■ **Written instruction**: Drop every picture and give the entries back exactly.
>>>>>
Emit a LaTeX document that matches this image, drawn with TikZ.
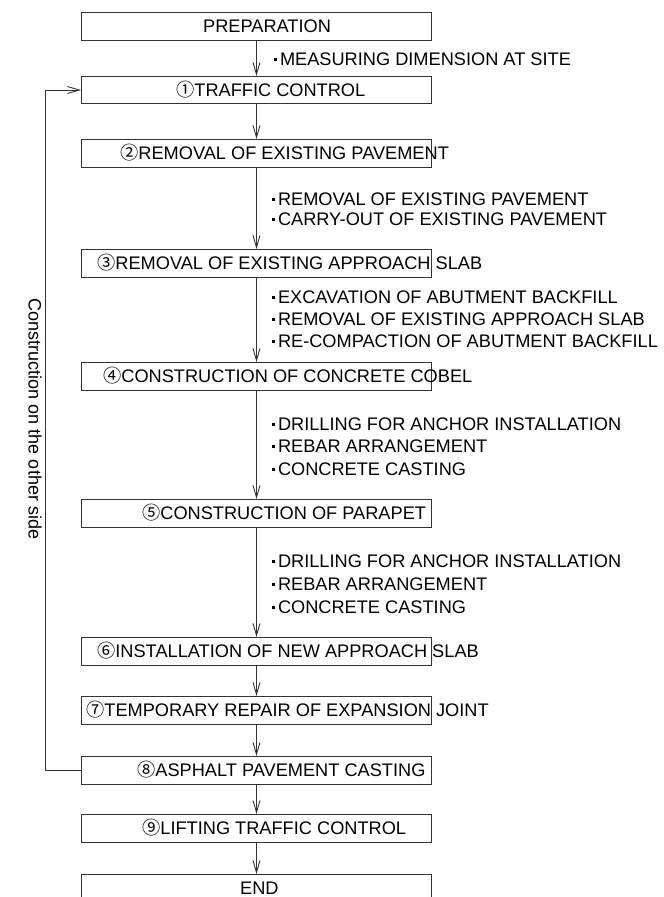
\documentclass[tikz,border=0pt]{standalone}
\usepackage{fontspec}
\setmainfont{Liberation Sans}
\newfontfamily\cjk{Noto Sans CJK JP}
\usetikzlibrary{arrows.meta}
\newcommand{\bdot}{\raisebox{4.6pt}{\rule{2.6pt}{2.6pt}}\hspace{3.2pt}}
\begin{document}
\begin{tikzpicture}[x=1pt,y=-1pt,
  box/.style={draw=black!80, line width=1pt, minimum width=350pt, minimum height=28pt, inner sep=0pt, anchor=north west},
  lbl/.style={anchor=west, inner sep=0pt, text height=13pt, text depth=0pt, font=\fontsize{18.2}{22}\selectfont},
  flow/.style={draw=black!80, line width=0.9pt, -{Straight Barb[length=12pt,width=7pt]}},
  side/.style={rotate=-90, inner sep=0pt, font=\fontsize{18}{22}\selectfont}
]
\useasboundingbox (0,0) rectangle (664,897);
\clip (0,0) rectangle (664,897);
% boxes
\node[box] (p)  at (81,12)  {};
\node[box, minimum height=27pt] (b1) at (81,76) {};
\node[box] (b2) at (81,139) {};
\node[box] (b3) at (81,249) {};
\node[box] (b4) at (81,362) {};
\node[box] (b5) at (81,499) {};
\node[box] (b6) at (81,637) {};
\node[box] (b7) at (81,696) {};
\node[box] (b8) at (81,756) {};
\node[box] (b9) at (81,814) {};
\node[box] (e)  at (81,874) {};
% box texts
\node[lbl] (tp) at (203,26) {PREPARATION};
\node[lbl] (t1) at (176,89.5) {{\cjk ①}TRAFFIC CONTROL};
\node[lbl] (t2) at (120,153) {{\cjk ②}REMOVAL OF EXISTING PAVEMENT};
\node[lbl] (t3) at (97,263) {{\cjk ③}REMOVAL OF EXISTING APPROACH SLAB};
\node[lbl] (t4) at (103,376) {{\cjk ④}CONSTRUCTION OF CONCRETE COBEL};
\node[lbl] (t5) at (142,513) {{\cjk ⑤}CONSTRUCTION OF PARAPET};
\node[lbl] (t6) at (97,650.5) {{\cjk ⑥}INSTALLATION OF NEW APPROACH SLAB};
\node[lbl] (t7) at (86,710) {{\cjk ⑦}TEMPORARY REPAIR OF EXPANSION JOINT};
\node[lbl] (t8) at (137,769.5) {{\cjk ⑧}ASPHALT PAVEMENT CASTING};
\node[lbl] (t9) at (142,828) {{\cjk ⑨}LIFTING TRAFFIC CONTROL};
\node[lbl] (te) at (240,888) {END};
% bullet notes
\node[lbl] (m1) at (274,59) {\bdot MEASURING DIMENSION AT SITE};
\node[lbl] (s21) at (272,199) {\bdot REMOVAL OF EXISTING PAVEMENT};
\node[lbl] (s22) at (272,219) {\bdot CARRY-OUT OF EXISTING PAVEMENT};
\node[lbl] (s31) at (272,297) {\bdot EXCAVATION OF ABUTMENT BACKFILL};
\node[lbl] (s32) at (272,319) {\bdot REMOVAL OF EXISTING APPROACH SLAB};
\node[lbl] (s33) at (272,341) {\bdot RE-COMPACTION OF ABUTMENT BACKFILL};
\node[lbl] (s41) at (272,424) {\bdot DRILLING FOR ANCHOR INSTALLATION};
\node[lbl] (s42) at (272,446) {\bdot REBAR ARRANGEMENT};
\node[lbl] (s43) at (272,469) {\bdot CONCRETE CASTING};
\node[lbl] (s51) at (272,561) {\bdot DRILLING FOR ANCHOR INSTALLATION};
\node[lbl] (s52) at (272,584) {\bdot REBAR ARRANGEMENT};
\node[lbl] (s53) at (272,607) {\bdot CONCRETE CASTING};
% side label
\node[side] (sd) at (35,419) {Construction on the other side};
% connectors
\draw[flow] (p.south) -- (b1.north);
\draw[flow] (b1.south) -- (b2.north);
\draw[flow] (b2.south) -- (b3.north);
\draw[flow] (b3.south) -- (b4.north);
\draw[flow] (b4.south) -- (b5.north);
\draw[flow] (b5.south) -- (b6.north);
\draw[flow] (b6.south) -- (b7.north);
\draw[flow] (b7.south) -- (b8.north);
\draw[flow] (b8.south) -- (b9.north);
\draw[flow] (b9.south) -- (e.north);
\coordinate (lp) at (45,770);
\draw[flow] (b8.west) -- (b8.west -| lp) |- (b1.west);
\end{tikzpicture}
\end{document}
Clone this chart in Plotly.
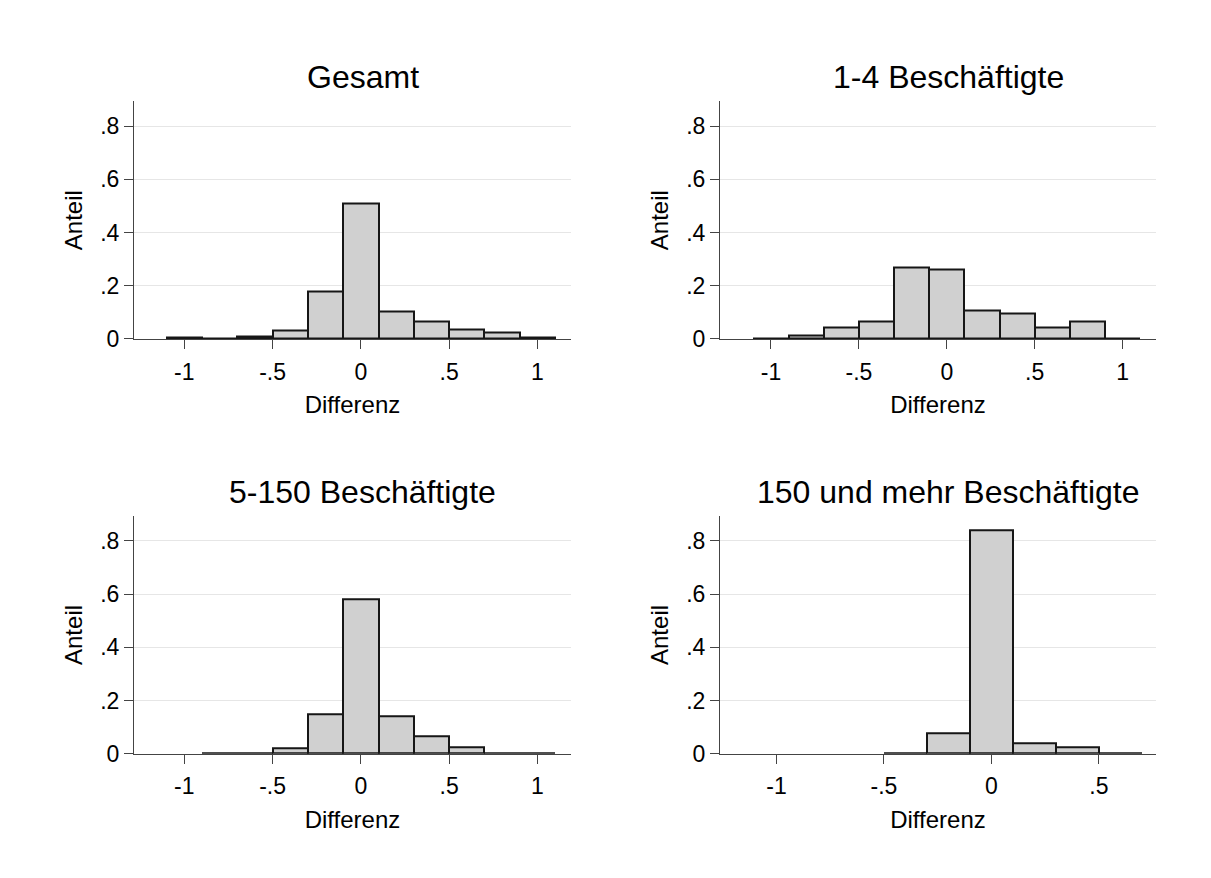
<<<<<
■ **The output**:
Emit a LaTeX document that matches this image, drawn with TikZ.
\documentclass[tikz,border=0pt]{standalone}
\usepackage{fontspec}
\setmainfont{Liberation Sans}
\newfontfamily\cjk{Noto Sans CJK JP}
\usetikzlibrary{arrows.meta}
\newcommand{\bdot}{\raisebox{4.6pt}{\rule{2.6pt}{2.6pt}}\hspace{3.2pt}}
\begin{document}
\begin{tikzpicture}[x=1pt,y=-1pt,
  box/.style={draw=black!80, line width=1pt, minimum width=350pt, minimum height=28pt, inner sep=0pt, anchor=north west},
  lbl/.style={anchor=west, inner sep=0pt, text height=13pt, text depth=0pt, font=\fontsize{18.2}{22}\selectfont},
  flow/.style={draw=black!80, line width=0.9pt, -{Straight Barb[length=12pt,width=7pt]}},
  side/.style={rotate=-90, inner sep=0pt, font=\fontsize{18}{22}\selectfont}
]
\useasboundingbox (0,0) rectangle (664,897);
\clip (0,0) rectangle (664,897);
% boxes
\node[box] (p)  at (81,12)  {};
\node[box, minimum height=27pt] (b1) at (81,76) {};
\node[box] (b2) at (81,139) {};
\node[box] (b3) at (81,249) {};
\node[box] (b4) at (81,362) {};
\node[box] (b5) at (81,499) {};
\node[box] (b6) at (81,637) {};
\node[box] (b7) at (81,696) {};
\node[box] (b8) at (81,756) {};
\node[box] (b9) at (81,814) {};
\node[box] (e)  at (81,874) {};
% box texts
\node[lbl] (tp) at (203,26) {PREPARATION};
\node[lbl] (t1) at (176,89.5) {{\cjk ①}TRAFFIC CONTROL};
\node[lbl] (t2) at (120,153) {{\cjk ②}REMOVAL OF EXISTING PAVEMENT};
\node[lbl] (t3) at (97,263) {{\cjk ③}REMOVAL OF EXISTING APPROACH SLAB};
\node[lbl] (t4) at (103,376) {{\cjk ④}CONSTRUCTION OF CONCRETE COBEL};
\node[lbl] (t5) at (142,513) {{\cjk ⑤}CONSTRUCTION OF PARAPET};
\node[lbl] (t6) at (97,650.5) {{\cjk ⑥}INSTALLATION OF NEW APPROACH SLAB};
\node[lbl] (t7) at (86,710) {{\cjk ⑦}TEMPORARY REPAIR OF EXPANSION JOINT};
\node[lbl] (t8) at (137,769.5) {{\cjk ⑧}ASPHALT PAVEMENT CASTING};
\node[lbl] (t9) at (142,828) {{\cjk ⑨}LIFTING TRAFFIC CONTROL};
\node[lbl] (te) at (240,888) {END};
% bullet notes
\node[lbl] (m1) at (274,59) {\bdot MEASURING DIMENSION AT SITE};
\node[lbl] (s21) at (272,199) {\bdot REMOVAL OF EXISTING PAVEMENT};
\node[lbl] (s22) at (272,219) {\bdot CARRY-OUT OF EXISTING PAVEMENT};
\node[lbl] (s31) at (272,297) {\bdot EXCAVATION OF ABUTMENT BACKFILL};
\node[lbl] (s32) at (272,319) {\bdot REMOVAL OF EXISTING APPROACH SLAB};
\node[lbl] (s33) at (272,341) {\bdot RE-COMPACTION OF ABUTMENT BACKFILL};
\node[lbl] (s41) at (272,424) {\bdot DRILLING FOR ANCHOR INSTALLATION};
\node[lbl] (s42) at (272,446) {\bdot REBAR ARRANGEMENT};
\node[lbl] (s43) at (272,469) {\bdot CONCRETE CASTING};
\node[lbl] (s51) at (272,561) {\bdot DRILLING FOR ANCHOR INSTALLATION};
\node[lbl] (s52) at (272,584) {\bdot REBAR ARRANGEMENT};
\node[lbl] (s53) at (272,607) {\bdot CONCRETE CASTING};
% side label
\node[side] (sd) at (35,419) {Construction on the other side};
% connectors
\draw[flow] (p.south) -- (b1.north);
\draw[flow] (b1.south) -- (b2.north);
\draw[flow] (b2.south) -- (b3.north);
\draw[flow] (b3.south) -- (b4.north);
\draw[flow] (b4.south) -- (b5.north);
\draw[flow] (b5.south) -- (b6.north);
\draw[flow] (b6.south) -- (b7.north);
\draw[flow] (b7.south) -- (b8.north);
\draw[flow] (b8.south) -- (b9.north);
\draw[flow] (b9.south) -- (e.north);
\coordinate (lp) at (45,770);
\draw[flow] (b8.west) -- (b8.west -| lp) |- (b1.west);
\end{tikzpicture}
\end{document}
Clone this chart in Plotly.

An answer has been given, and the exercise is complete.